Check the Date, Size, and Metal
Look for the 1991 date in the design. The coin is a modest circulation size struck in a hard, white base metal with a pale nickel tone, not the bright heavy feel of silver. Weigh the value, size, and metal together: the 1 litas and 5 litai of the same series share the Vytis and sunburst styling, so the stated LITAI numeral and the diameter are what tell the denominations apart.
Rule Out Look-Alikes
Distinguish this from Lithuania's small aluminum centai of the same early-1990s period, which are lighter, smaller, and denominated in centai rather than litai. Also separate it from the later litas and litai coins introduced from 1993 onward, which carry different designs and dates. The 1991 date combined with the sunburst LITAI value and the Vytis is the fingerprint of this specific first-issue type.
Authentication Cautions
As a modest base-metal coin, it is not a common target for counterfeiting, so the practical concerns are correct attribution and grade rather than forgery. Confirm the exact denomination and date rather than assuming from the shared design family, and judge condition by the sharpness of the knight, horse, and sword and by clean fields in the radiating sunburst. Avoid cleaning, which harms even inexpensive coins, and match every cue, the LITAI value, the sunburst, the Vytis, the 1991 date, the size, and the white metal, before settling on the identification.

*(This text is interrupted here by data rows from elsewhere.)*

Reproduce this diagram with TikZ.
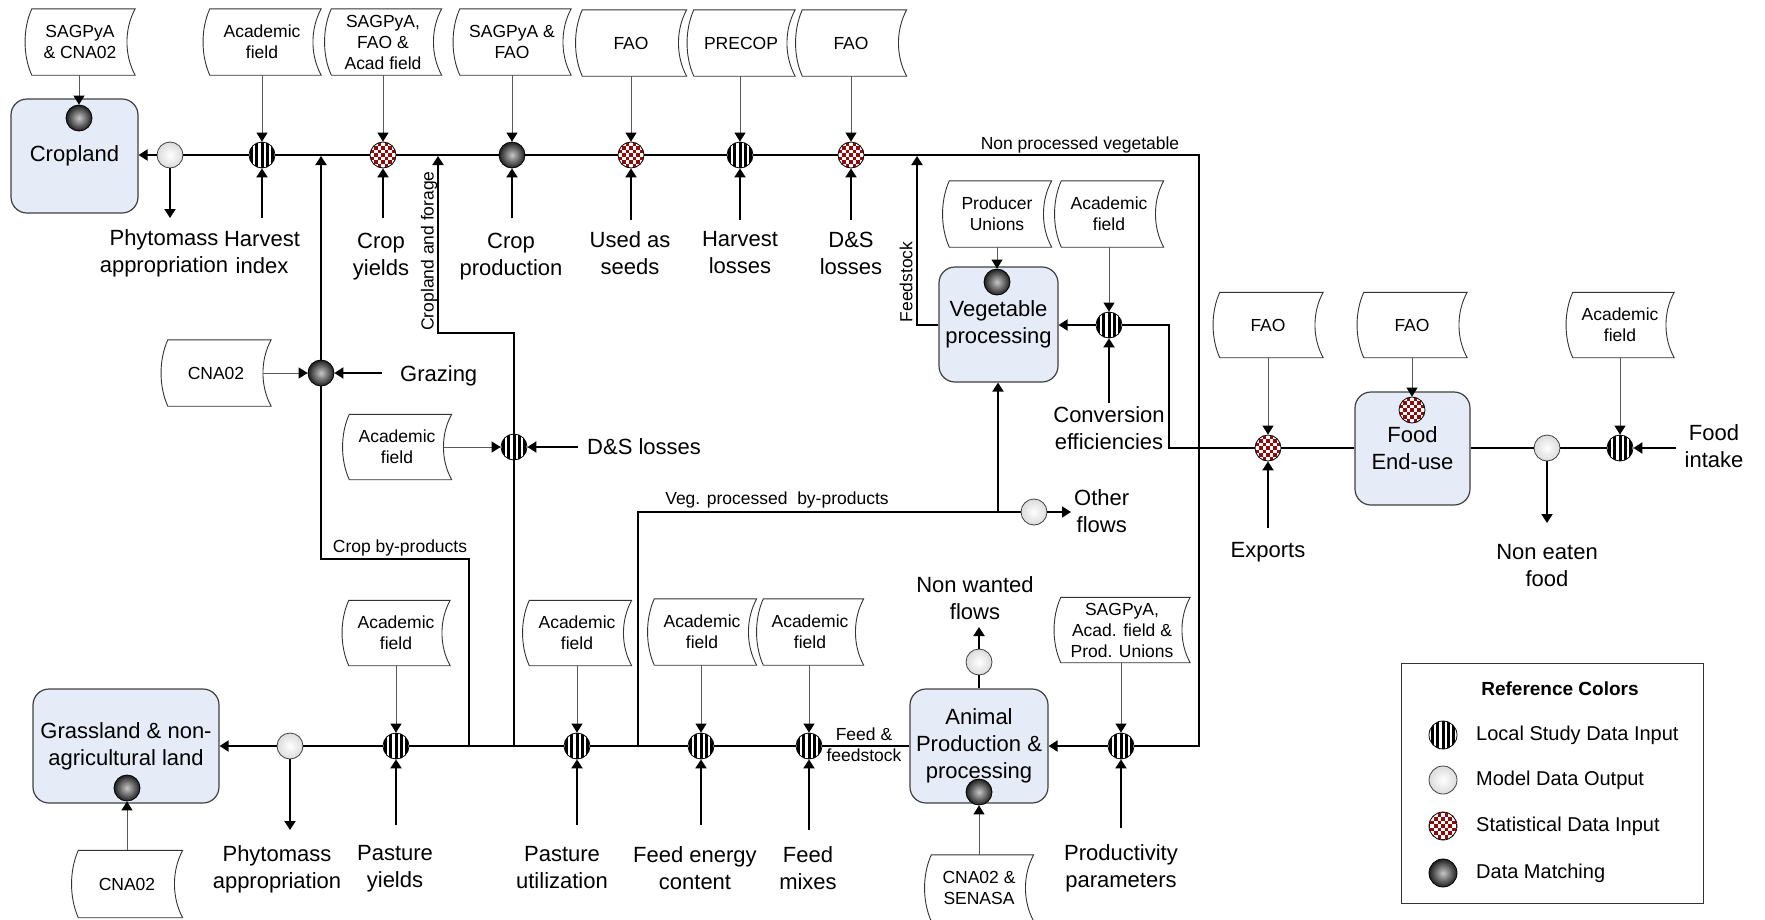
\documentclass[tikz,border=0pt]{standalone}
\usepackage{fontspec}
\setmainfont{Liberation Sans}
\usetikzlibrary{arrows.meta,calc}
\definecolor{procfill}{RGB}{229,236,247}
\definecolor{chkred}{RGB}{150,8,8}
\tikzset{
 flow/.style={line width=2pt},
 farr/.style={flow,-{Triangle[length=9pt,width=11pt]}},
 sarr/.style={line width=1pt,draw=black!65,-{Triangle[length=9pt,width=11pt,color=black]}},
 proc/.style={draw=black!75,line width=1.2pt,fill=procfill,rounded corners=16pt,align=center,inner sep=0pt,font=\fontsize{22}{27}\selectfont},
 lbl/.style={align=center,inner sep=0pt,font=\fontsize{22}{27}\selectfont},
 slbl/.style={align=center,inner sep=0pt,font=\fontsize{17.5}{21}\selectfont},
 srcn/.style={align=center,inner sep=0pt,font=\fontsize{17.5}{21}\selectfont},
 srcline/.style={draw=black!80,line width=0.9pt},
 ballbase/.style={circle,inner sep=0pt,minimum size=26pt,draw=black,line width=0.8pt},
 stripeball/.style={ballbase,fill=white,path picture={\foreach \k in {-3,...,3}{\fill[black] ([xshift=\k*5.2pt-1.5pt,yshift=-17pt]path picture bounding box.center) rectangle ++(3pt,34pt);}}},
 checkball/.style={ballbase,fill=white,path picture={\foreach \i in {0,...,8}{\foreach \j in {0,...,4}{\pgfmathsetmacro\yy{2*\j+mod(\i,2)}\fill[chkred] ([xshift=\i*3.6pt-16.2pt,yshift=\yy*3.6pt-16.2pt]path picture bounding box.center) rectangle ++(3.6pt,3.6pt);}}}},
 matchball/.style={ballbase,inner color=black!22,outer color=black!88},
 outball/.style={ballbase,draw=black!75,inner color=white,outer color=black!14},
}
\newcommand\srcbox[6]{%
 \node[srcn,minimum width=#4pt,minimum height=#5pt] (#1) at (#2,#3) {#6};
 \draw[srcline] ([xshift=7pt]#1.north west) -- (#1.north east)
   .. controls ([xshift=-11pt,yshift=-#5*0.3pt]#1.north east) and ([xshift=-11pt,yshift=#5*0.3pt]#1.south east) .. (#1.south east)
   -- ([xshift=7pt]#1.south west)
   .. controls ([xshift=-2pt,yshift=#5*0.3pt]#1.south west) and ([xshift=-2pt,yshift=-#5*0.3pt]#1.north west) .. cycle;
}
\begin{document}
\begin{tikzpicture}[x=1pt,y=-1pt]
\useasboundingbox (0,0) rectangle (1765,919);
% ---------- processes
\node[proc,minimum width=127pt,minimum height=114pt] (crop) at (74.5,156) {Cropland};
\node[proc,minimum width=119pt,minimum height=115pt] (veg) at (998.5,324.5) {Vegetable\\processing};
\node[proc,minimum width=115pt,minimum height=113pt] (food) at (1412.5,448.5) {Food\\End-use};
\node[proc,minimum width=186pt,minimum height=114pt] (grass) at (126,746) {Grassland \& non-\\agricultural land};
\node[proc,minimum width=138pt,minimum height=114pt] (anim) at (979,746) {Animal\\Production \&\\processing};
% ---------- balls
\node[matchball] (cropm) at (79,118) {};
\node[outball] (pmA) at (170,155) {};
\node[stripeball] (hi) at (262,155) {};
\node[checkball] (cy) at (383,155) {};
\node[matchball] (cp) at (512,155) {};
\node[checkball] (us) at (631,155) {};
\node[stripeball] (hl) at (740,155) {};
\node[checkball] (dsa) at (851,155) {};
\node[matchball] (gz) at (321,373) {};
\node[stripeball] (dsb) at (514,447) {};
\node[matchball] (vegm) at (997,282) {};
\node[stripeball] (conv) at (1109,325) {};
\node[checkball] (exp) at (1268,448) {};
\node[checkball] (foodc) at (1412,410) {};
\node[outball] (pmC) at (1547,448) {};
\node[stripeball] (fi) at (1620,448) {};
\node[outball] (oth) at (1034,512) {};
\node[outball] (pmB) at (290,746) {};
\node[matchball] (grassm) at (127,788) {};
\node[stripeball] (py) at (396,746) {};
\node[stripeball] (pu) at (577,746) {};
\node[stripeball] (fe) at (701,746) {};
\node[stripeball] (fm) at (809,746) {};
\node[outball] (nw) at (979,662) {};
\node[matchball] (anm) at (979,792) {};
\node[stripeball] (prod) at (1121,746) {};
% ---------- sources
\srcbox{sA}{80}{42}{110}{66}{SAGPyA\\\& CNA02}
\srcbox{sB}{262}{42}{118}{66}{Academic\\field}
\srcbox{sC}{383}{42}{117}{66}{SAGPyA,\\FAO \&\\Acad field}
\srcbox{sD}{512}{42}{118}{66}{SAGPyA \&\\FAO}
\srcbox{sE}{631}{43}{111}{66}{FAO}
\srcbox{sF}{741}{43}{108}{66}{PRECOP}
\srcbox{sG}{851}{43}{111}{66}{FAO}
\srcbox{sPU}{997}{214}{109}{66}{Producer\\Unions}
\srcbox{sCE}{1109}{214}{109}{66}{Academic\\field}
\srcbox{sEx}{1268}{325}{110}{65}{FAO}
\srcbox{sFo}{1412}{325}{110}{65}{FAO}
\srcbox{sFI}{1620}{325}{108}{65}{Academic\\field}
\srcbox{sGz}{216}{373}{110}{66}{CNA02}
\srcbox{sDS}{397}{447}{109}{65}{Academic\\field}
\srcbox{sPY}{396}{633}{108}{65}{Academic\\field}
\srcbox{sPV}{577}{633}{109}{65}{Academic\\field}
\srcbox{sFE}{702}{632}{109}{66}{Academic\\field}
\srcbox{sFM}{810}{632}{107}{66}{Academic\\field}
\srcbox{sPr}{1122}{630}{136}{65}{SAGPyA,\\Acad. field \&\\Prod. Unions}
\srcbox{sAn}{979}{888}{109}{66}{CNA02 \&\\SENASA}
\srcbox{sGr}{127}{884}{111}{67}{CNA02}
% ---------- source arrows
\draw[sarr] (sA.south -| cropm) -- (cropm);
\draw[sarr] (sB.south -| hi) -- (hi);
\draw[sarr] (sC.south -| cy) -- (cy);
\draw[sarr] (sD.south -| cp) -- (cp);
\draw[sarr] (sE.south -| us) -- (us);
\draw[sarr] (sF.south -| hl) -- (hl);
\draw[sarr] (sG.south -| dsa) -- (dsa);
\draw[sarr] (sPU.south -| vegm) -- (vegm);
\draw[sarr] (sCE.south -| conv) -- (conv);
\draw[sarr] (sEx.south -| exp) -- (exp);
\draw[sarr] (sFo.south -| foodc) -- (foodc);
\draw[sarr] (sFI.south -| fi) -- (fi);
\draw[sarr] ([xshift=-8pt]sGz.east) -- (gz);
\draw[sarr] ([xshift=-8pt]sDS.east) -- (dsb);
\draw[sarr] (sPY.south -| py) -- (py);
\draw[sarr] (sPV.south -| pu) -- (pu);
\draw[sarr] (sFE.south -| fe) -- (fe);
\draw[sarr] (sFM.south -| fm) -- (fm);
\draw[sarr] (sPr.south -| prod) -- (prod);
\draw[sarr] (sAn.north -| anm) -- (anm);
\draw[sarr] (sGr.north -| grassm) -- (grassm);
% ---------- labels
\node[lbl] (lPA) at (164,253) {Phytomass\\appropriation};
\node[lbl] (lHI) at (262,253) {Harvest\\index};
\node[lbl] (lCY) at (381,257) {Crop\\yields};
\node[lbl] (lCP) at (511,257) {Crop\\production};
\node[lbl] (lUS) at (630,253) {Used as\\seeds};
\node[lbl] (lHL) at (740,253) {Harvest\\losses};
\node[lbl] (lDA) at (851,253) {D\&S\\losses};
\node[lbl,anchor=west] (lGz) at (400,376) {Grazing};
\node[lbl,anchor=west] (lDB) at (587,447) {D\&S losses};
\node[lbl] (lCE) at (1109,428) {Conversion\\efficiencies};
\node[lbl] (lEx) at (1268,552) {Exports};
\node[lbl] (lNE) at (1547,566) {Non eaten\\food};
\node[lbl] (lFI) at (1714,446) {Food\\intake};
\node[lbl,anchor=west] (lOF) at (1074,511) {Other\\flows};
\node[lbl] (lNW) at (975,598) {Non wanted\\flows};
\node[lbl] (lPB) at (277,869) {Phytomass\\appropriation};
\node[lbl] (lPY) at (395,869) {Pasture\\yields};
\node[lbl] (lPU) at (562,868) {Pasture\\utilization};
\node[lbl] (lFE) at (695,868) {Feed energy\\content};
\node[lbl] (lFM) at (808,868) {Feed\\mixes};
\node[lbl] (lPr) at (1121,868) {Productivity\\parameters};
\node[slbl] (lNP) at (1080,145) {Non processed vegetable};
\node[slbl] (lCB) at (400,548) {Crop by-products};
\node[slbl] (lVP) at (777,500) {Veg. processed\ \ by-products};
\node[slbl] (lFF) at (864,745) {Feed \&\\feedstock};
\node[slbl,rotate=90] (lCF) at (429,251) {Cropland and forage};
\node[slbl,rotate=90] (lFS) at (906,282) {Feedstock};
% ---------- free ends
\coordinate (tPA) at (170,218);
\coordinate (tHI) at (262,218);
\coordinate (tCY) at (383,218);
\coordinate (tCP) at (512,218);
\coordinate (tUS) at (631,220);
\coordinate (tHL) at (740,220);
\coordinate (tDA) at (851,220);
\coordinate (tCE) at (1109,403);
\coordinate (tEx) at (1268,528);
\coordinate (tNE) at (1547,523);
\coordinate (tFI) at (1676,448);
\coordinate (tGz) at (382,373);
\coordinate (tDB) at (578,447);
\coordinate (tOF) at (1071,512);
\coordinate (tNW) at (979,627);
\coordinate (tPB) at (290,830);
\coordinate (tPY) at (396,825);
\coordinate (tPU) at (577,825);
\coordinate (tFE) at (701,825);
\coordinate (tFM) at (809,830);
\coordinate (tPr) at (1121,828);
% ---------- label arrows
\draw[farr] (pmA) -- (tPA);
\draw[farr] (tHI) -- (hi);
\draw[farr] (tCY) -- (cy);
\draw[farr] (tCP) -- (cp);
\draw[farr] (tUS) -- (us);
\draw[farr] (tHL) -- (hl);
\draw[farr] (tDA) -- (dsa);
\draw[farr] (tCE) -- (conv);
\draw[farr] (tEx) -- (exp);
\draw[farr] (pmC) -- (tNE);
\draw[farr] (tFI) -- (fi);
\draw[farr] (tGz) -- (gz);
\draw[farr] (tDB) -- (dsb);
\draw[farr] (oth) -- (tOF);
\draw[farr] (nw) -- (tNW);
\draw[farr] (pmB) -- (tPB);
\draw[farr] (tPY) -- (py);
\draw[farr] (tPU) -- (pu);
\draw[farr] (tFE) -- (fe);
\draw[farr] (tFM) -- (fm);
\draw[farr] (tPr) -- (prod);
% ---------- main flows
\coordinate (cTR) at (1199,155);
\coordinate (cBR) at (1199,746);
\draw[farr] (pmA) -- (pmA -| crop.east);
\draw[flow] (pmA) -- (hi);
\draw[flow] (hi) -- (cy);
\draw[flow] (cy) -- (cp);
\draw[flow] (cp) -- (us);
\draw[flow] (us) -- (hl);
\draw[flow] (hl) -- (dsa);
\draw[flow] (dsa) -- (cTR) -- (cBR) -- (prod);
\draw[farr] (prod) -- (prod -| anim.east);
% grazing / crop by-products
\coordinate (jA) at (321,156);
\coordinate (cA) at (321,559);
\coordinate (cB) at (469,559);
\coordinate (cC) at (469,746);
\draw[farr] (gz) -- (jA);
\draw[flow] (gz) -- (cA) -- (cB) -- (cC);
% cropland and forage
\coordinate (cD) at (514,746);
\coordinate (cE) at (514,333);
\coordinate (cF) at (438,333);
\coordinate (jB) at (438,156);
\draw[flow] (cD) -- (dsb);
\draw[farr] (dsb) -- (cE) -- (cF) -- (jB);
% veg processed by-products
\coordinate (cG) at (638,746);
\coordinate (cH) at (638,512);
\coordinate (cI) at (998,512);
\draw[flow] (cG) -- (cH) -- (oth);
\draw[farr] (cI) -- (cI |- veg.south);
% feedstock
\coordinate (jC) at (917,156);
\draw[farr] (veg.west) -| (jC);
% conversion
\coordinate (cJ) at (1169,325);
\coordinate (cK) at (1169,448);
\draw[farr] (conv) -- (conv -| veg.east);
\draw[flow] (conv) -- (cJ) -- (cK) -- (exp);
\draw[flow] (exp) -- (exp -| food.west);
\draw[flow] (food.east |- pmC) -- (pmC);
\draw[flow] (pmC) -- (fi);
% bottom line
\draw[farr] (pmB) -- (pmB -| grass.east);
\draw[flow] (pmB) -- (py);
\draw[flow] (py) -- (pu);
\draw[flow] (pu) -- (fe);
\draw[flow] (fe) -- (fm);
\draw[flow] (fm) -- (fm -| anim.west);
\draw[flow] (anim.north) -- (nw);
% ---------- legend
\node[draw=black!80,line width=1pt,minimum width=302pt,minimum height=240pt,inner sep=0pt] (leg) at (1552,783) {};
\node[inner sep=0pt,font=\bfseries\fontsize{19}{23}\selectfont] (legT) at (1560,689) {Reference Colors};
\node[stripeball,minimum size=28pt] (lg1) at (1443,735) {};
\node[outball,minimum size=28pt] (lg2) at (1443,780) {};
\node[checkball,minimum size=28pt] (lg3) at (1443,826) {};
\node[matchball,minimum size=28pt] (lg4) at (1443,873) {};
\node[anchor=west,inner sep=0pt,font=\fontsize{20}{24}\selectfont] (lgt1) at (1476,735) {Local Study Data Input};
\node[anchor=west,inner sep=0pt,font=\fontsize{20}{24}\selectfont] (lgt2) at (1476,780) {Model Data Output};
\node[anchor=west,inner sep=0pt,font=\fontsize{20}{24}\selectfont] (lgt3) at (1476,826) {Statistical Data Input};
\node[anchor=west,inner sep=0pt,font=\fontsize{20}{24}\selectfont] (lgt4) at (1476,873) {Data Matching};
\end{tikzpicture}
\end{document}
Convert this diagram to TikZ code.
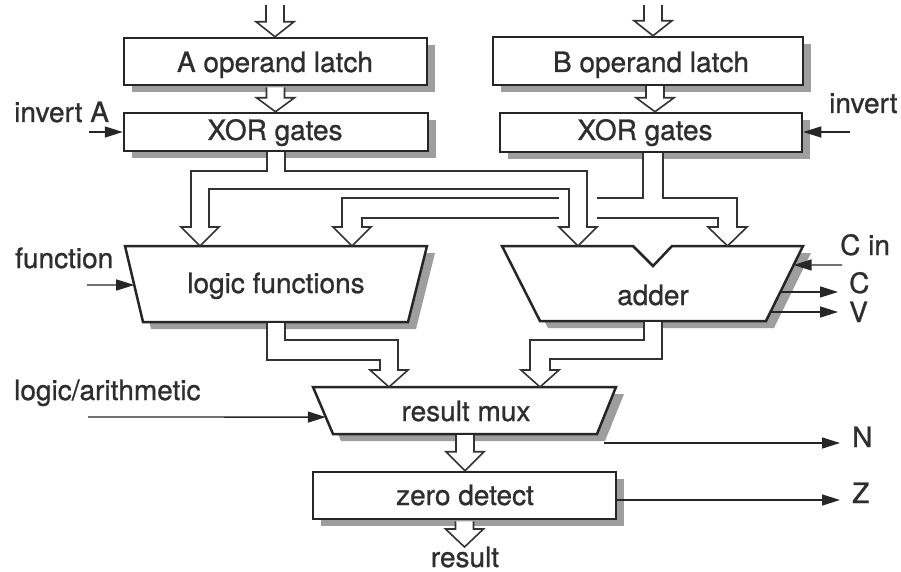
\documentclass[tikz,border=0pt]{standalone}
\usepackage{fontspec}
\setmainfont{TeX Gyre Heros}[BoldFont={TeX Gyre Heros}, BoldFeatures={FakeBold=0.9}]
\usetikzlibrary{arrows.meta,calc,shadows}
\newcommand\hconn[3]{%
  \filldraw[bus] let \p1=(#1), \p2=(#1|-#2) in
    ({\x1-9pt},{\y1-1.2pt}) -- ({\x1-9pt},{\y2+#3}) -- ({\x1-19pt},{\y2+#3}) -- (\x1,\y2)
    -- ({\x1+19pt},{\y2+#3}) -- ({\x1+9pt},{\y2+#3}) -- ({\x1+9pt},{\y1-1.2pt});}
\begin{document}
\begin{tikzpicture}[x=1pt,y=-1pt,
  shad/.style={drop shadow={shadow xshift=8pt, shadow yshift=-7pt, fill=black!38, opacity=1}},
  box/.style={draw=black!85, line width=2.5pt, fill=white, inner sep=0pt, shad},
  trap/.style={draw=black!85, line width=2.5pt, fill=white, line join=miter, shad},
  bus/.style={draw=black!80, line width=1.6pt, fill=white, line join=miter},
  sig/.style={draw=black!85, line width=1.4pt, -{Triangle[length=18pt,width=11pt]}},
  lbl/.style={font=\fontsize{28}{32}\selectfont\bfseries, text=black!82, inner sep=0pt}]
\useasboundingbox[fill=white] (0,0) rectangle (901,572);

% outside labels
\node[lbl, anchor=base west] (invAl) at (14,122) {invert A};
\node[lbl, anchor=base west] (invBl) at (829,113) {invert};
\node[lbl, anchor=base west] (fnl) at (15,268) {function};
\node[lbl, anchor=base west] (lal) at (14,400) {logic/arithmetic};
\node[lbl, anchor=base west] (Cinl) at (840,255) {C in};
\node[lbl, anchor=base west] (Clbl) at (849,293) {C};
\node[lbl, anchor=base west] (Vlbl) at (849,322) {V};
\node[lbl, anchor=base west] (Nlbl) at (852,447) {N};
\node[lbl, anchor=base west] (Zlbl) at (852,503) {Z};
\node[lbl, anchor=base] (resl) at (465,567) {result};

% boxes
\node[box, minimum width=303pt, minimum height=47pt] (alatch) at (275.5,61.5) {};
\node[box, minimum width=304pt, minimum height=38pt] (xora) at (276,132) {};
\node[box, minimum width=310pt, minimum height=48pt] (blatch) at (648,61) {};
\node[box, minimum width=302pt, minimum height=39pt] (xorb) at (651,132.5) {};
\node[box, minimum width=303pt, minimum height=47pt] (zero) at (464.5,495.5) {};

% trapezoids
\path[trap] (143,322) -- coordinate[pos=0.487] (fnE) (125,246) -- (427,246) -- (408,322) -- cycle;
\path[trap] (502,246) -- (633,246) -- (653,266) -- (672,246) -- (803,246)
   -- coordinate[pos=0.253] (cinE) coordinate[pos=0.613] (cE) coordinate[pos=0.88] (vE) (766,321)
   -- (540,321) -- cycle;
\path[trap] (333,434) -- coordinate[pos=0.36] (muxW) (313,387) -- (616,387) -- (597,434) -- cycle;

% B bus (under)
\filldraw[bus] (643,153.2) -- (643,198) -- (342,198) -- (342,227) -- (333,227) -- (352,246) -- (371,227)
   -- (362,227) -- (362,218) -- (718,218) -- (718,227) -- (708,227) -- (727.5,246) -- (747,227)
   -- (737,227) -- (737,198) -- (663,198) -- (663,153.2);
\fill[white] (559,195) rectangle (597,221);
% A bus (over)
\filldraw[bus] (267,152.2) -- (267,171) -- (191,171) -- (191,227) -- (181,227) -- (200,246) -- (219,227)
   -- (209,227) -- (209,189) -- (569,189) -- (569,227) -- (559,227) -- (578,246) -- (597,227)
   -- (587,227) -- (587,171) -- (285,171) -- (285,152.2);
% logic output bus
\filldraw[bus] (267,323.2) -- (267,360) -- (380,360) -- (380,370) -- (370,370) -- (389,387) -- (408,370)
   -- (398,370) -- (398,340) -- (285,340) -- (285,323.2);
% adder output bus
\filldraw[bus] (662,322.2) -- (662,359) -- (550,359) -- (550,370) -- (559,370) -- (540,387) -- (521,370)
   -- (530,370) -- (530,340) -- (644,340) -- (644,322.2);

% hollow arrows
\coordinate (ain) at (275,4);
\coordinate (bin) at (653,4);
\coordinate (bmid) at (655,85);
\coordinate (muxS) at (465,434);
\coordinate (resE) at (465,547);
\hconn{ain}{alatch.north}{15pt}
\hconn{bin}{blatch.north}{15pt}
\hconn{alatch.south}{xora.north}{14pt}
\hconn{bmid}{xorb.north}{14pt}
\hconn{muxS}{zero.north}{19pt}
\hconn{zero.south}{resE}{18pt}

% thin signals
\coordinate (invAs) at (89,132);
\coordinate (invBs) at (850,132);
\coordinate (fns) at (87,285);
\coordinate (las) at (88,417);
\coordinate (cins) at (842,265);
\coordinate (Ns) at (604,443);
\coordinate (Zs) at (616,500);
\draw[sig] (invAs) -- (invAs -| xora.west);
\draw[sig] (invBs) -- (invBs -| xorb.east);
\draw[sig] (fns) -- (fnE);
\draw[sig] (las) -- (muxW);
\draw[sig] (cins) -- (cinE);
\draw[sig, shorten >=11pt] (cE) -- (cE -| Clbl.west);
\draw[sig, shorten >=11pt] (vE) -- (vE -| Vlbl.west);
\draw[sig, shorten >=12pt] (Ns) -- (Ns -| Nlbl.west);
\draw[sig, shorten >=12pt] (Zs) -- (Zs -| Zlbl.west);

% inside labels
\node[lbl, anchor=base] (alatchT) at (275,72) {A operand latch};
\node[lbl, anchor=base] (xoraT) at (275,140) {XOR gates};
\node[lbl, anchor=base] (blatchT) at (651,72) {B operand latch};
\node[lbl, anchor=base] (xorbT) at (645,140) {XOR gates};
\node[lbl, anchor=base] (logicT) at (276,293) {logic functions};
\node[lbl, anchor=base] (adderT) at (653,305) {adder};
\node[lbl, anchor=base] (muxT) at (466,421) {result mux};
\node[lbl, anchor=base] (zeroT) at (465,505) {zero detect};
\end{tikzpicture}
\end{document}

Frequently asked questions
How do I tell the 2 litai from the 1 litas and 5 litai?
Read the LITAI numeral and measure the coin. All three 1991 coins share the Vytis knight and the radiating sunburst styling, so the stated value and the diameter are what distinguish the 2 litai from its companions.
How do I separate it from the aluminum centai?
Check the denomination and metal. The centai are lighter, smaller aluminum coins denominated in centai, while this piece is a heavier white base-metal coin marked LITAI. The wording and heft tell them apart.
What confirms it is Lithuanian rather than another country?
The Vytis, an armored knight on horseback with a sword, is Lithuania's coat of arms, and the LITAI denomination is the Lithuanian currency. Together they positively identify the coin as Lithuanian.
Is it worth authenticating?
Usually not formally. As an affordable base-metal coin it is rarely faked, so effort is better spent confirming the exact date and denomination and assessing grade than on professional authentication.